During a meeting with Mexican officials on the northern border, Foreign Relations Secretary Luis Ernesto Derbez said Mexico wants a negotiated solution, but considers Mexicans' right to the water to be "inalienable."

Derbez said the residents of the border city of Mexicali, near the All-American canal, have an "inalienable" right to water that seeps through the waterway's unlined sides,

Mexico will "totally defend" its access to that water, the Environment Department said in a press statement.

The statement did not say when the note would be sent.

In July, a Mexican organization and two nonprofit groups filed a suit in the U.S. District Court in Las Vegas against the U.S. government to stop plans to line the canal, which supplies water to farms in California's Imperial Valley.
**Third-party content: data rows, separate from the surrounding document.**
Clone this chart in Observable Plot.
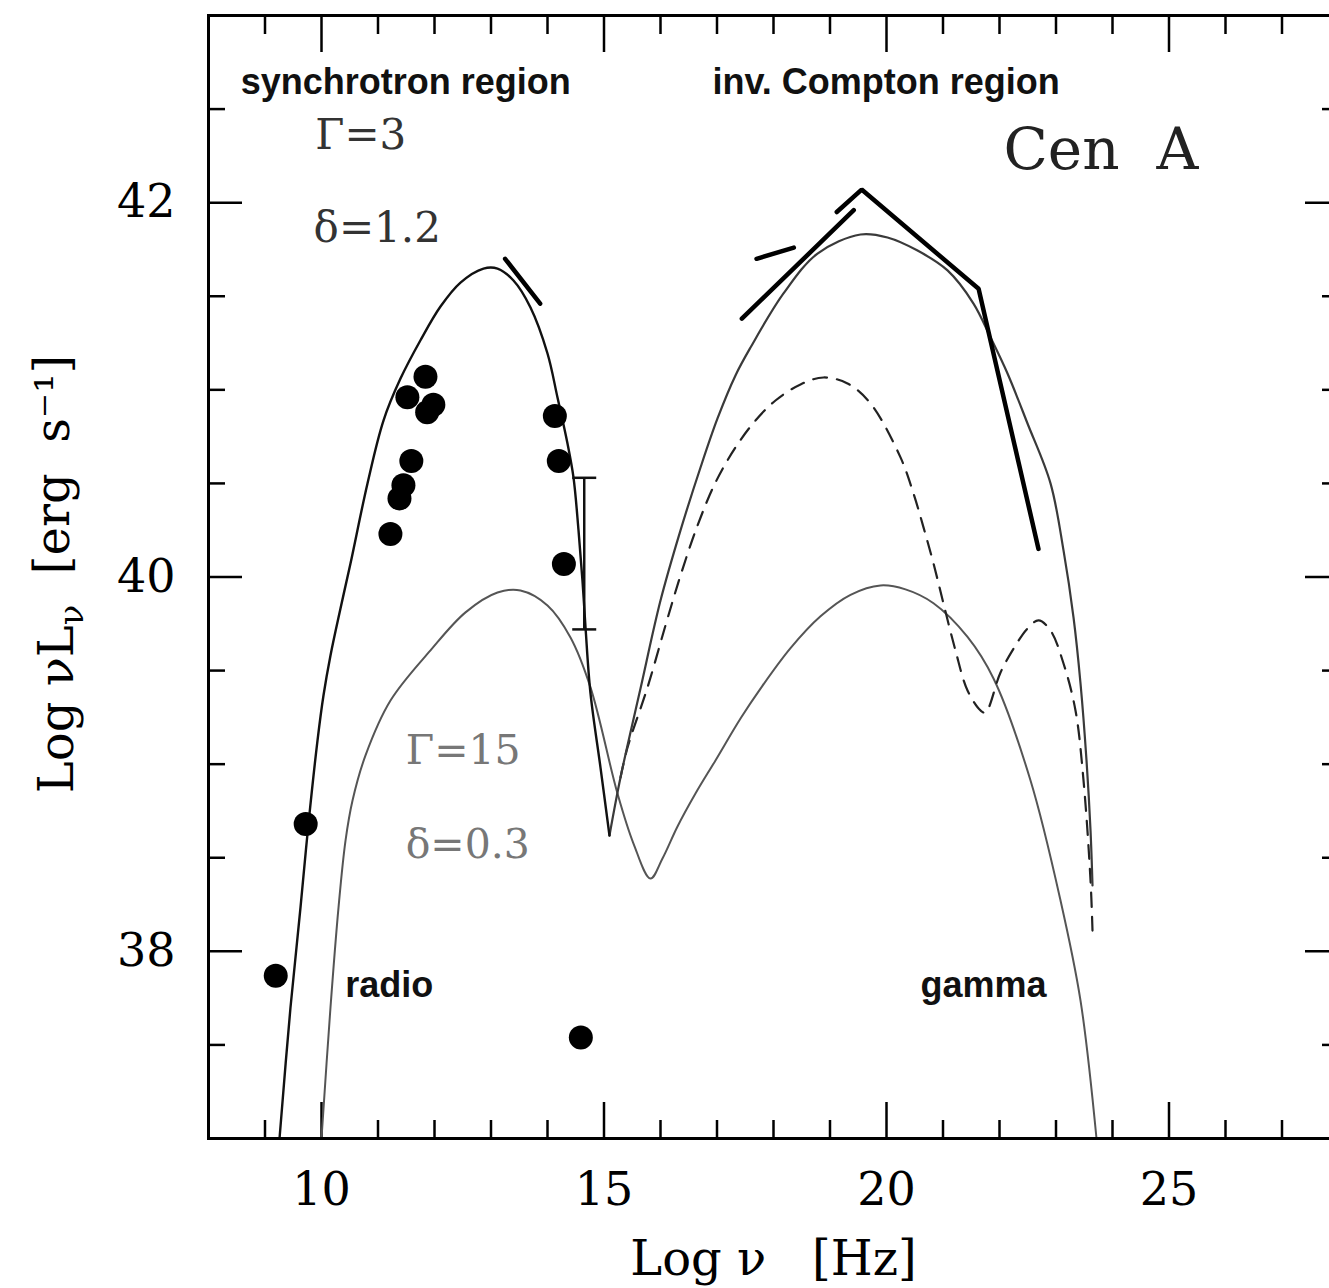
<!DOCTYPE html>
<html><head><meta charset="utf-8">
<script src="https://cdn.jsdelivr.net/npm/d3@7"></script>
<script src="https://cdn.jsdelivr.net/npm/@observablehq/plot@0.6"></script>
<style>html,body{margin:0;padding:0;background:#fff;overflow:hidden;} #chart{width:1345px;}</style>
</head><body><div id="chart"></div>
<script>
// ---- data (log nu [Hz], log nuLnu [erg/s]) ----
const g3SyncX = [9.257, 9.451, 9.628, 9.770, 9.929, 10.035, 10.159, 10.336, 10.513, 10.814, 11.097, 11.398, 11.752, 12.106, 12.460, 12.867, 13.115, 13.398, 13.699, 14.000, 14.177, 14.354, 14.460, 14.549, 14.619, 14.673, 14.761, 14.938, 15.097];
const g3SyncY = [37.000, 37.700, 38.234, 38.683, 39.126, 39.367, 39.581, 39.832, 40.072, 40.500, 40.836, 41.060, 41.265, 41.445, 41.573, 41.648, 41.648, 41.584, 41.440, 41.194, 40.959, 40.713, 40.532, 40.249, 39.981, 39.730, 39.378, 38.982, 38.619];
const g3ComptonX = [15.097, 15.292, 15.646, 16.000, 16.354, 16.708, 17.009, 17.327, 17.593, 18.177, 18.779, 19.540, 20.018, 20.549, 21.080, 21.540, 21.841, 22.142, 22.496, 22.903, 23.133, 23.310, 23.434, 23.540, 23.611, 23.646];
const g3ComptonY = [38.619, 38.929, 39.404, 39.874, 40.249, 40.585, 40.847, 41.077, 41.226, 41.515, 41.728, 41.830, 41.814, 41.744, 41.638, 41.461, 41.280, 41.087, 40.820, 40.500, 40.142, 39.784, 39.431, 39.020, 38.646, 38.352];
const dashedX = [15.292, 15.416, 15.770, 16.088, 16.354, 16.655, 16.973, 17.327, 17.681, 18.035, 18.478, 18.885, 19.310, 19.717, 20.248, 20.478, 20.655, 20.832, 21.009, 21.221, 21.434, 21.664, 21.752, 22.018, 22.283, 22.496, 22.690, 22.903, 23.133, 23.345, 23.487, 23.611, 23.646];
const dashedY = [38.929, 39.089, 39.410, 39.741, 40.008, 40.275, 40.505, 40.692, 40.836, 40.943, 41.029, 41.066, 41.034, 40.927, 40.639, 40.446, 40.265, 40.072, 39.858, 39.607, 39.394, 39.287, 39.276, 39.490, 39.634, 39.725, 39.768, 39.714, 39.538, 39.287, 38.913, 38.379, 38.111];
const g15X = [10.000, 10.159, 10.301, 10.425, 10.549, 10.779, 11.221, 11.929, 12.549, 13.115, 13.522, 14.000, 14.407, 14.761, 15.239, 15.522, 15.823, 16.035, 16.301, 16.619, 16.973, 17.416, 17.770, 18.301, 18.832, 19.363, 19.894, 20.336, 20.832, 21.434, 21.894, 22.549, 23.080, 23.434, 23.717];
const g15Y = [37.000, 37.700, 38.234, 38.592, 38.806, 39.047, 39.340, 39.608, 39.811, 39.917, 39.928, 39.848, 39.677, 39.410, 38.843, 38.576, 38.389, 38.496, 38.667, 38.843, 39.020, 39.244, 39.404, 39.620, 39.790, 39.905, 39.955, 39.934, 39.860, 39.680, 39.458, 38.913, 38.272, 37.737, 37.000];
const obsX = [9.19, 9.72, 11.22, 11.38, 11.45, 11.59, 11.52, 11.84, 11.87, 11.98, 14.13, 14.20, 14.29, 14.59];
const obsY = [37.87, 38.68, 40.23, 40.42, 40.49, 40.62, 40.96, 41.07, 40.88, 40.92, 40.86, 40.62, 40.07, 37.54];
const slopeId = ["a", "a", "b", "b", "c", "c", "d", "d", "d", "d"];
const slopeX = [13.25, 13.87, 17.44, 19.42, 17.70, 18.36, 19.12, 19.56, 21.63, 22.69];
const slopeY = [41.70, 41.46, 41.38, 41.96, 41.70, 41.76, 41.95, 42.07, 41.54, 40.15];
const errX = [14.65], errLo = [39.72], errHi = [40.53];

// ---- axes ----
const xMajorTicks = [10, 15, 20, 25];
const xMinorTicks = [9, 11, 12, 13, 14, 16, 17, 18, 19, 21, 22, 23, 24, 26, 27];
const yMajorTicks = [38, 40, 42];
const yMinorTicks = [37.5, 38.5, 39, 39.5, 40.5, 41, 41.5, 42.5];
const xLabel = "Log\u00a0ν\u00a0\u00a0\u00a0[Hz]";
const yLabel = "Log\u00a0νLν\u00a0\u00a0[erg\u00a0\u00a0s⁻¹]";

// ---- annotations ----
const regionText = ["synchrotron region", "inv. Compton region", "radio", "gamma"];
const regionX = [8.57, 16.92, 10.42, 20.60];
const regionY = [42.64, 42.64, 37.82, 37.82];
const g3Text = ["Γ=3", "δ=1.2"];
const g3TX = [9.89, 9.86];
const g3TY = [42.36, 41.86];
const g15Text = ["Γ=15", "δ=0.3"];
const g15TX = [11.49, 11.49];
const g15TY = [39.07, 38.57];
const sourceText = ["Cen\u00a0\u00a0A"];
const sourceX = [22.07], sourceY = [42.28];

const rows = (xs, ys) => xs.map((x, i) => ({x, y: ys[i]}));
const capSymbol = {draw(ctx, size) { const w = Math.sqrt(size / Math.PI); ctx.moveTo(-w, 0); ctx.lineTo(w, 0); }};
const serif = "'DejaVu Serif', serif";
const sans = "'Liberation Sans', Arial, sans-serif";
const intFmt = d => String(d);

const tickAxes = [];
for (const a of ["bottom", "top"]) {
  tickAxes.push(Plot.axisX({anchor: a, ticks: xMinorTicks, tickSize: -18, tickFormat: () => "", label: null, strokeWidth: 2.5}));
  tickAxes.push(Plot.axisX({anchor: a, ticks: xMajorTicks, tickSize: -36, tickFormat: () => "", label: null, strokeWidth: 2.5}));
}
for (const a of ["left", "right"]) {
  tickAxes.push(Plot.axisY({anchor: a, ticks: yMinorTicks, tickSize: -17, tickFormat: () => "", label: null, strokeWidth: 2.5}));
  tickAxes.push(Plot.axisY({anchor: a, ticks: yMajorTicks, tickSize: -34, tickFormat: () => "", label: null, strokeWidth: 2.5}));
}

const chart = Plot.plot({
  width: 1345, height: 1288,
  marginLeft: 208, marginRight: 7, marginTop: 15, marginBottom: 150,
  x: {domain: [8, 28]},
  y: {domain: [37, 43]},
  style: {fontFamily: serif, background: "white", color: "black"},
  marks: [
    ...tickAxes,
    Plot.axisX({anchor: "bottom", ticks: xMajorTicks, tickFormat: intFmt, tickSize: 0, tickPadding: 34, fontSize: 46, label: null, fontFamily: serif}),
    Plot.axisY({anchor: "left", ticks: yMajorTicks, tickFormat: intFmt, tickSize: 0, tickPadding: 33, fontSize: 46, label: null, fontFamily: serif}),
    Plot.text([xLabel], {frameAnchor: "bottom", textAnchor: "middle", lineAnchor: "middle", dy: 121, fontSize: 48, fontFamily: serif, fill: "black"}),
    Plot.text([yLabel], {frameAnchor: "left", textAnchor: "middle", lineAnchor: "middle", dx: -151, dy: -3, rotate: -90, fontSize: 48, fontFamily: serif, fill: "black"}),
    Plot.line(rows(g15X, g15Y), {x: "x", y: "y", curve: "catmull-rom", stroke: "#555", strokeWidth: 2}),
    Plot.line(rows(dashedX, dashedY), {x: "x", y: "y", curve: "catmull-rom", stroke: "#222", strokeWidth: 2.2, strokeDasharray: "14,10"}),
    Plot.line(rows(g3ComptonX, g3ComptonY), {x: "x", y: "y", curve: "catmull-rom", stroke: "#3a3a3a", strokeWidth: 2.2}),
    Plot.line(rows(g3SyncX, g3SyncY), {x: "x", y: "y", curve: "catmull-rom", stroke: "#111", strokeWidth: 2.4}),
    Plot.line(slopeX.map((x, i) => ({x, y: slopeY[i], id: slopeId[i]})), {x: "x", y: "y", z: "id", stroke: "black", strokeWidth: 4.5, strokeLinejoin: "miter"}),
    Plot.ruleX(errX.map((x, i) => ({x, lo: errLo[i], hi: errHi[i]})), {x: "x", y1: "lo", y2: "hi", stroke: "#111", strokeWidth: 2.5}),
    Plot.dot(errX.flatMap((x, i) => [{x, y: errLo[i]}, {x, y: errHi[i]}]), {x: "x", y: "y", r: 12, symbol: capSymbol, stroke: "#111", strokeWidth: 2.5, fill: "none"}),
    Plot.dot(rows(obsX, obsY), {x: "x", y: "y", r: 12, fill: "black", stroke: "none"}),
    Plot.text(regionText.map((t, i) => ({t, x: regionX[i], y: regionY[i]})), {x: "x", y: "y", text: "t", textAnchor: "start", fontSize: 36, fontWeight: "bold", fontFamily: sans, fill: "#111"}),
    Plot.text(g3Text.map((t, i) => ({t, x: g3TX[i], y: g3TY[i]})), {x: "x", y: "y", text: "t", textAnchor: "start", fontSize: 42, fontFamily: serif, fill: "#333"}),
    Plot.text(g15Text.map((t, i) => ({t, x: g15TX[i], y: g15TY[i]})), {x: "x", y: "y", text: "t", textAnchor: "start", fontSize: 41, fontFamily: serif, fill: "#777"}),
    Plot.text(sourceText.map((t, i) => ({t, x: sourceX[i], y: sourceY[i]})), {x: "x", y: "y", text: "t", textAnchor: "start", fontSize: 58, fontFamily: serif, fill: "#222"}),
    Plot.frame({stroke: "black", strokeWidth: 3})
  ]
});
document.getElementById("chart").append(chart);

// subscript nu in the y label
const NS = "http://www.w3.org/2000/svg";
const yl = Array.from(chart.querySelectorAll("text")).find(t => t.textContent === yLabel);
if (yl) {
  yl.textContent = "";
  yl.append(document.createTextNode("Log\u00a0νL"));
  const sub = document.createElementNS(NS, "tspan");
  sub.setAttribute("dy", "0.3em"); sub.setAttribute("font-size", "34");
  sub.textContent = "ν";
  const rest = document.createElementNS(NS, "tspan");
  rest.setAttribute("dy", "-0.3em"); rest.setAttribute("font-size", "48");
  rest.textContent = "\u00a0\u00a0[erg\u00a0\u00a0s⁻¹]";
  yl.append(sub, rest);
}
</script>
</body></html>
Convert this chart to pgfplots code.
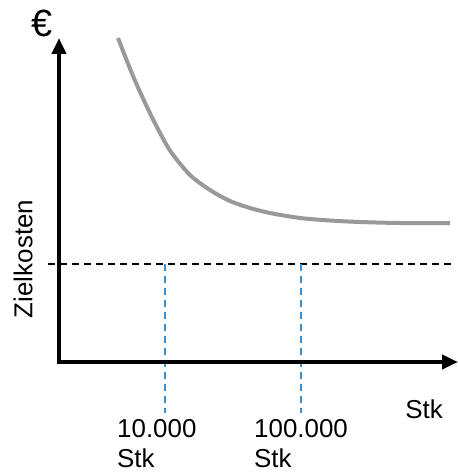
\documentclass[border=0pt]{standalone}
\usepackage{pgfplots}
\pgfplotsset{compat=1.18}
\usepackage{fontspec}
\setmainfont{Liberation Sans}
\usetikzlibrary{arrows.meta}
\definecolor{curvegray}{HTML}{999999}
\definecolor{dblue}{HTML}{3A8FD0}
\begin{document}
\begin{tikzpicture}
\begin{axis}[
  scale only axis, width=458bp, height=472bp,
  xmin=0, xmax=458, ymin=0, ymax=472, y dir=reverse,
  hide axis, clip=false,
]
% curve
\addplot[curvegray, line width=4bp, smooth] coordinates {
 (118,38) (133,76) (147,107) (159,131) (171,152) (190,175) (210,190)
 (230,201) (250,208) (270,213) (300,218) (330,220.5) (360,222) (400,223) (450,223)
};
% target cost dashed line
\addplot[black, line width=1.5bp, dash pattern=on 7bp off 5bp] coordinates {(48,264) (452,264)};
% blue dashed verticals
\addplot[dblue, line width=2bp, dash pattern=on 7bp off 5bp] coordinates {(165,264) (165,413)};
\addplot[dblue, line width=2bp, dash pattern=on 7bp off 5bp] coordinates {(301,264) (301,413)};
% axes
\addplot[black, line width=4bp, -{Triangle[length=16bp,width=14bp]}] coordinates {(59,364) (59,38)};
\addplot[black, line width=4bp, -{Triangle[length=16bp,width=14bp]}] coordinates {(57,362) (458,362)};
% labels
\node[font=\fontsize{38}{40}\selectfont, inner sep=0pt] at (axis cs:42,23) {€};
\node[font=\fontsize{26}{30}\selectfont, inner sep=0pt, rotate=90] at (axis cs:23,259) {Zielkosten};
\node[font=\fontsize{26}{30}\selectfont, inner sep=0pt] at (axis cs:424,409) {Stk};
\node[font=\fontsize{26}{30}\selectfont, inner sep=0pt, align=left, anchor=north west] at (axis cs:117,419) {10.000\\Stk};
\node[font=\fontsize{26}{30}\selectfont, inner sep=0pt, align=left, anchor=north west] at (axis cs:254,419) {100.000\\Stk};
\end{axis}
\pgfresetboundingbox
\path (current axis.south west) rectangle (current axis.north east);
\end{tikzpicture}
\end{document}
Environment Secretary Jose Luis Tamargo said Mexico would not accept the environmental impact statement on the project, claiming it would have a negative impact on wetlands and water tables south of the border.

At issue is a decades-old federal plan to line the porous All-American Canal with concrete. The canal delivers water from the Colorado River just north of the border to the agriculture-rich Imperial Valley in California.

The U.S. government estimates that almost 68,000 acre-feet of seepage could be saved if the canal is lined. An acre-foot equals 325,851 gallons, enough to serve one or two households for one year, AP reported. V.A.